PW3, one George Mathu Mwaura gave evidence in respect of the damage that was caused to the said motor vehicle that cost added to what the respondent said he spent to hire a motor vehicle when his was grounded added up to the total which was the subject matter of this suit.

The agents of the appellant, DW1 and DW2, Peter Musau Nzioka and Chief Inspector Kipsang Sambai denied the allegations in the plaintiffs’ case and said they never at all participated in the connection of the battery that was said to have caused the damage to the respondent’s motor vehicle. If anything, it was the respondent’s agent one Habib Mboya Ibrahim who gave evidence in this case as PW1 who removed the battery from the Toyota Corolla to the Escudo.  The learned trial magistrate found for the respondent and condemned the appellant to pay the damage arising therefrom.

I have evaluated the evidence on record.  As I have said, the appellant’s agents had all the reason to go to the residence of the respondent.  It is admitted that the motor vehicle Suzuki Escudo was in fact, uncustomed.  The respondent’s agent first of all told the appellant’s officers that he had proper documents for both motor vehicles.  In fact, he had only photocopies for motor vehicle Registration No.KAN957Y but not the Suzuki Escudo.  Under cross-examination however, he said he did not have proper documents for motor vehicle Registration No. KN.0756P the Suzuki Escudo.

The statement from him that he gave to the officers to the effect that he had proper documents for both the vehicles contradicts what he said in respect of the same motor vehicles under cross-examination, and this points to his credibility.  He also admitted under cross-examination that he had uncustomed vehicle in the compound.  The respondent in his evidence in chief also said that motor vehicle Registration No.KAN957Y had proper documents but not the other motor vehicle Registration No.KN.0756P and, he also admitted, that because it had no proper documents, it was seized.

The evidence of DW1, Peter Musau Nzioka was corroborated in all material particulars by the evidence of DW2, Chief Inspector Kipsang.  When they went to the residence of the respondent, their interest was in respect of the motor vehicle that had no documents.

It is with that background that I must revisit the judgment of the learned trial magistrate.  He said:

“However, both the plaintiff and the defendants have given evidence to blame each other for the damage.  DW1 and DW2 admitted on cross examination that upon entering the compound, they took charge of the two vehicles which were suspecting to be uncostomed.  That being the position whatever followed was under their instructions.
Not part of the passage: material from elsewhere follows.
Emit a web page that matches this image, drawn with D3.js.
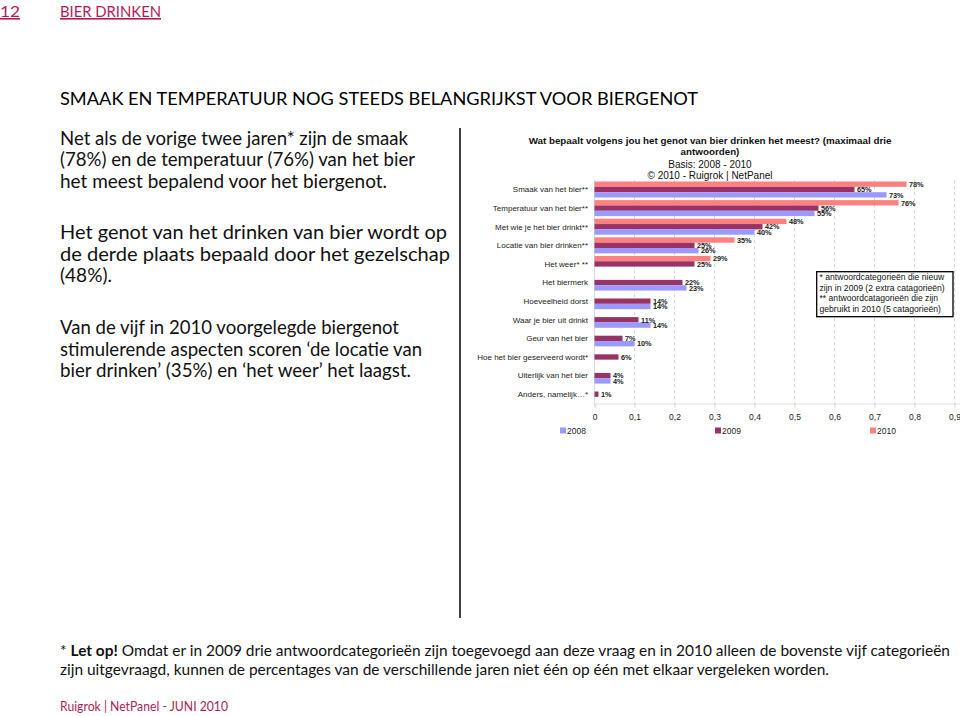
<!DOCTYPE html>
<html><head><meta charset="utf-8">
<script src="https://cdn.jsdelivr.net/npm/d3@7"></script>
<style>body{margin:0;background:#fff}svg{display:block}</style>
</head><body>
<svg id="c" width="960" height="716"></svg>
<script>
const categories = ["Smaak van het bier**","Temperatuur van het bier**","Met wie je het bier drinkt**","Locatie van bier drinken**","Het weer* **","Het biermerk","Hoeveelheid dorst","Waar je bier uit drinkt","Geur van het bier","Hoe het bier geserveerd wordt*","Uiterlijk van het bier","Anders, namelijk…*"];
const values2010 = [0.78,0.76,0.48,0.35,0.29,null,null,null,null,null,null,null];
const values2009 = [0.65,0.56,0.42,0.25,0.25,0.22,0.14,0.11,0.07,0.06,0.04,0.01];
const values2008 = [0.73,0.55,0.40,0.26,null,0.23,0.14,0.14,0.10,null,0.04,null];
const seriesNames = ["2010","2009","2008"];
const legendOrder = ["2008","2009","2010"];
const tickValues = [0,0.1,0.2,0.3,0.4,0.5,0.6,0.7,0.8,0.9];
const tickLabels = ["0","0,1","0,2","0,3","0,4","0,5","0,6","0,7","0,8","0,9"];
const colors = {"2010":"#ff8080","2009":"#993366","2008":"#9999ff"};

const crimson = "#b01c57";
const svg = d3.select("#c");
const sans = "'Liberation Sans', Arial, sans-serif";
const body = "Lato, 'Open Sans', sans-serif";

function line(txt, x, y, opts={}) {
  const t = svg.append("text").attr("x",x).attr("y",y)
    .attr("font-family",opts.family||body).attr("font-size",opts.size||16)
    .attr("fill",opts.fill||"#111").attr("font-weight",opts.weight||"normal")
    .attr("text-anchor",opts.anchor||"start").text(txt);
  if (opts.width) t.attr("textLength",opts.width).attr("lengthAdjust","spacingAndGlyphs");
  if (opts.deco) t.attr("text-decoration",opts.deco);
  return t;
}

// header
line("12", 0, 17, {size:16, fill:crimson, deco:"underline", width:20});
line("BIER DRINKEN", 60, 17, {size:16, fill:crimson, deco:"underline", width:101});
line("SMAAK EN TEMPERATUUR NOG STEEDS BELANGRIJKST VOOR BIERGENOT", 60, 105, {size:18, fill:"#000", width:638});

const paras = [
  [["Net als de vorige twee jaren* zijn de smaak",145,348],["(78%) en de temperatuur (76%) van het bier",166,355],["het meest bepalend voor het biergenot.",188,327]],
  [["Het genot van het drinken van bier wordt op",239,387],["de derde plaats bepaald door het gezelschap",261,390],["(48%).",282,52]],
  [["Van de vijf in 2010 voorgelegde biergenot",334,339],["stimulerende aspecten scoren ‘de locatie van",356,362],["bier drinken’ (35%) en ‘het weer’ het laagst.",377,351]]
];
paras.forEach(p=>p.forEach(([t,y,w])=>line(t,60,y,{size:18.5,fill:"#111",width:w})));

// separator
svg.append("line").attr("x1",460).attr("x2",460).attr("y1",128).attr("y2",618).attr("stroke","#000").attr("stroke-width",1.5);

// footer
const f1 = svg.append("text").attr("x",60).attr("y",656).attr("font-family",body).attr("font-size",15).attr("fill","#111")
  .attr("textLength",890).attr("lengthAdjust","spacingAndGlyphs");
f1.append("tspan").text("* ");
f1.append("tspan").attr("font-weight","bold").text("Let op!");
f1.append("tspan").text(" Omdat er in 2009 drie antwoordcategorieën zijn toegevoegd aan deze vraag en in 2010 alleen de bovenste vijf categorieën");
line("zijn uitgevraagd, kunnen de percentages van de verschillende jaren niet één op één met elkaar vergeleken worden.", 60, 675, {size:15, fill:"#111", width:769});
line("Ruigrok | NetPanel - JUNI 2010", 60, 711, {size:13.5, fill:crimson, width:168});

// chart titles
line("Wat bepaalt volgens jou het genot van bier drinken het meest? (maximaal drie", 710, 143.5, {family:sans,size:9.8,weight:"bold",anchor:"middle",fill:"#111"});
line("antwoorden)", 710, 154.5, {family:sans,size:9.8,weight:"bold",anchor:"middle",fill:"#111"});
line("Basis: 2008 - 2010", 710, 167.5, {family:sans,size:10,anchor:"middle",fill:"#111"});
line("©  2010 - Ruigrok | NetPanel", 710, 179, {family:sans,size:10,anchor:"middle",fill:"#111"});

// scales
const x = d3.scaleLinear().domain([0,1]).range([594.5,994.5]);
const y = d3.scaleBand().domain(categories).range([180.2,403.5]).paddingInner(0.14).paddingOuter(0.07);
const ySub = d3.scaleBand().domain(seriesNames).range([0,y.bandwidth()]);
const plotTop = 180.2, plotBottom = 403.5;

// gridlines
const g = svg.append("g");
g.selectAll("line.grid").data(tickValues.slice(1)).join("line")
  .attr("x1",d=>x(d)).attr("x2",d=>x(d)).attr("y1",plotTop).attr("y2",plotBottom)
  .attr("stroke","#c8c8c8").attr("stroke-width",0.8).attr("stroke-dasharray","3,3");
g.append("line").attr("x1",x(0)).attr("x2",x(0)).attr("y1",plotTop).attr("y2",plotBottom).attr("stroke","#d0d0d0").attr("stroke-width",0.8);

// x axis
const xAxis = d3.axisBottom(x).tickValues(tickValues).tickFormat((d,i)=>tickLabels[i]).tickSize(4).tickPadding(6);
const ax = svg.append("g").attr("transform",`translate(0,${plotBottom})`).call(xAxis);
ax.select(".domain").attr("stroke","#e0e0e0");
ax.selectAll(".tick line").attr("stroke","#d0d0d0");
ax.selectAll(".tick text").attr("font-family",sans).attr("font-size",8.5).attr("fill","#222");

// category labels
svg.append("g").selectAll("text").data(categories).join("text")
  .attr("x",588).attr("y",d=>y(d)+y.bandwidth()/2).attr("dy","0.35em")
  .attr("text-anchor","end").attr("font-family",sans).attr("font-size",8).attr("fill","#222").text(d=>d);

// bars
const data = [];
categories.forEach((c,i)=>{
  [["2010",values2010],["2009",values2009],["2008",values2008]].forEach(([s,arr])=>{
    if (arr[i]!=null) data.push({c,s,v:arr[i]});
  });
});
svg.append("g").selectAll("rect").data(data).join("rect")
  .attr("x",x(0)).attr("y",d=>y(d.c)+ySub(d.s)).attr("width",d=>x(d.v)-x(0)).attr("height",ySub.bandwidth())
  .attr("fill",d=>colors[d.s]);
svg.append("g").selectAll("text").data(data).join("text")
  .attr("x",d=>x(d.v)+2.5).attr("y",d=>y(d.c)+ySub(d.s)+ySub.bandwidth()/2).attr("dy","0.38em")
  .attr("font-family",sans).attr("font-size",7.3).attr("font-weight","bold").attr("fill","#222")
  .text(d=>Math.round(d.v*100)+"%");

// legend
const legX = {"2008":560,"2009":715,"2010":870};
const lg = svg.append("g");
legendOrder.forEach(s=>{
  lg.append("rect").attr("x",legX[s]).attr("y",427.5).attr("width",6).attr("height",6).attr("fill",colors[s]);
  lg.append("text").attr("x",legX[s]+7).attr("y",434).attr("font-family",sans).attr("font-size",8.5).attr("fill","#222").text(s);
});

// note box
svg.append("rect").attr("x",816.7).attr("y",271.7).attr("width",136.3).attr("height",45).attr("fill","#fff").attr("stroke","#000").attr("stroke-width",1.3);
const notes = ["* antwoordcategorieën die nieuw","zijn in 2009 (2 extra catagorieën)","** antwoordcatagorieën die zijn","gebruikt in 2010 (5 catagorieën)"];
notes.forEach((t,i)=>line(t,819.5,280+i*10.5,{family:sans,size:8.6,fill:"#111"}));
</script>
</body></html>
The evidence is clear that the electrical system of the motor vehicle KAN9577Y was damaged when the battery was changed.  The damage occurred when the officer had already taken charge of the motor vehicles.”
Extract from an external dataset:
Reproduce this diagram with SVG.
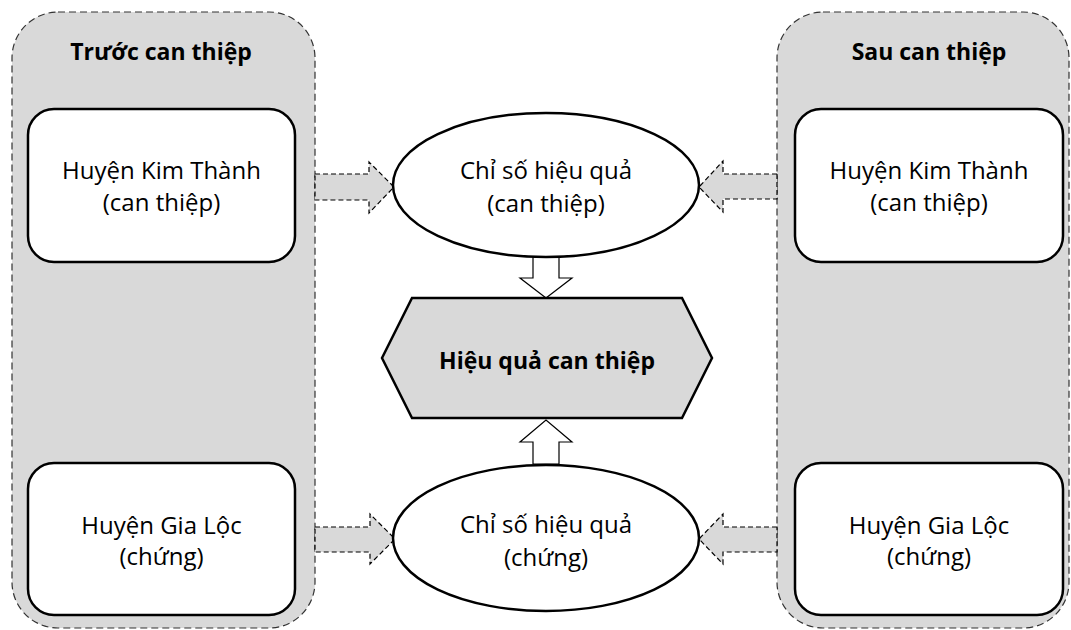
<svg xmlns="http://www.w3.org/2000/svg" width="1071" height="630" viewBox="0 0 1071 630">
<style>
.panel{fill:#d9d9d9;stroke:#333;stroke-width:1.2;stroke-dasharray:7 4}
.box{fill:#fff;stroke:#000;stroke-width:2.5}
.ell{fill:#fff;stroke:#000;stroke-width:2.5}
.hex{fill:#d9d9d9;stroke:#000;stroke-width:2.5}
.darr{fill:#d9d9d9;stroke:#000;stroke-width:1.2;stroke-dasharray:5 3}
.barr{fill:#fff;stroke:#000;stroke-width:1.2}
.t{font-family:"Open Sans","Liberation Sans",sans-serif;font-size:24px;fill:#000;text-anchor:middle}
.tb{font-family:"Open Sans","Liberation Sans",sans-serif;font-size:23px;font-weight:bold;fill:#000;text-anchor:middle}
</style>
<g id="panel-before">
<rect class="panel" x="12" y="12" width="303" height="616" rx="46" ry="46"/>
<text class="tb" x="161" y="60">Trước can thiệp</text>
</g>
<g id="panel-after">
<rect class="panel" x="777" y="12" width="292" height="616" rx="46" ry="46"/>
<text class="tb" x="929" y="60">Sau can thiệp</text>
</g>
<g id="connectors">
<polygon class="darr" points="315,174 369,174 369,162 394,187 369,213 369,200 315,200"/>
<polygon class="darr" points="315,527 370,527 370,514 395,539 370,564 370,552 315,552"/>
<polygon class="darr" points="777,174 723,174 723,161 699,187 723,212 723,199 777,199"/>
<polygon class="darr" points="777,527 723,527 723,514 699,539 723,564 723,552 777,552"/>
<polygon class="barr" points="533,257 559,257 559,278 572,278 546,298 520,278 533,278"/>
<polygon class="barr" points="533,464 559,464 559,442 572,442 546,420 520,442 533,442"/>
</g>
<g id="kt-before">
<rect class="box" x="28" y="109" width="267" height="153" rx="26" ry="26"/>
<text class="t" x="161.5" y="179">Huyện Kim Thành</text>
<text class="t" x="161.5" y="211">(can thiệp)</text>
</g>
<g id="gl-before">
<rect class="box" x="28" y="463" width="267" height="152" rx="26" ry="26"/>
<text class="t" x="161.5" y="534">Huyện Gia Lộc</text>
<text class="t" x="161.5" y="565">(chứng)</text>
</g>
<g id="kt-after">
<rect class="box" x="795" y="109" width="268" height="153" rx="26" ry="26"/>
<text class="t" x="929" y="179">Huyện Kim Thành</text>
<text class="t" x="929" y="211">(can thiệp)</text>
</g>
<g id="gl-after">
<rect class="box" x="795" y="463" width="268" height="152" rx="26" ry="26"/>
<text class="t" x="929" y="534">Huyện Gia Lộc</text>
<text class="t" x="929" y="565">(chứng)</text>
</g>
<g id="idx-intervention">
<ellipse class="ell" cx="546" cy="185" rx="153" ry="72"/>
<text class="t" x="546" y="179">Chỉ số hiệu quả</text>
<text class="t" x="546" y="212">(can thiệp)</text>
</g>
<g id="idx-control">
<ellipse class="ell" cx="546" cy="538" rx="153" ry="73"/>
<text class="t" x="546" y="533">Chỉ số hiệu quả</text>
<text class="t" x="546" y="566">(chứng)</text>
</g>
<g id="effect">
<polygon class="hex" points="382,358 412,298 682,298 712,358 682,418 412,418"/>
<text class="tb" x="547" y="369">Hiệu quả can thiệp</text>
</g>
</svg>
It is clear that the learned trial magistrate did not resolve the crucial issue as to who caused the damage to the said motor vehicle. It is also not the true position that DW1 and DW2 took possession and charge of the two motor vehicles.  On the contrary, they only took possession of the motor vehicle that was uncustomed and which they seized.  It is also not true that whatever followed was under their instructions because there is no evidence that they instructed PW1 to remove the battery from motor vehicle Registration No.KAN957Y to jumpstart the other vehicle.

It is also not true that the damage occurred when the officers had already taken charge of the two motor vehicles because they had taken charge of only one motor vehicle, and so the findings of the learned trial magistrate as to the damage was a misdirection.

Having said so, I must say that the evidence of PW1 as relates to the damage cannot withstand the evidence of DW1 and DW2 which was consistent and corroborative.  With profound respect therefore, that issue must be decided in favour of the appellant.

The other issue that comes into play is the capacity of the Commissioner of Customs & Excise to be sued in a case of this nature.  It was already pleaded in the defence of the appellant that the Commissioner of Customs was non-suited in these proceedings.  With respect, I agree.

Kenya Revenue Authority is a body corporate with a capacity to sue and be sued and all servants working thereunder can only be sued in that capacity as agents of the authority.  This clearly is the case under section 3 of the Revenue Authority Act.  However, that joinder did not cause any prejudice to the appellant and it remains a moot issue.

In my judgment therefore, I must find, as I hereby do, that the respondent did not prove his case against the appellant on a balance of probability to warrant the judgment in his favour.  That being the case, the appeal succeeds and must be allowed with costs to the appellant.

Orders accordingly.

A. MBOGHOLI MSAGHA

JUDGE

Countersigned, dated and delivered at Bungoma this 6th day of October, 2009.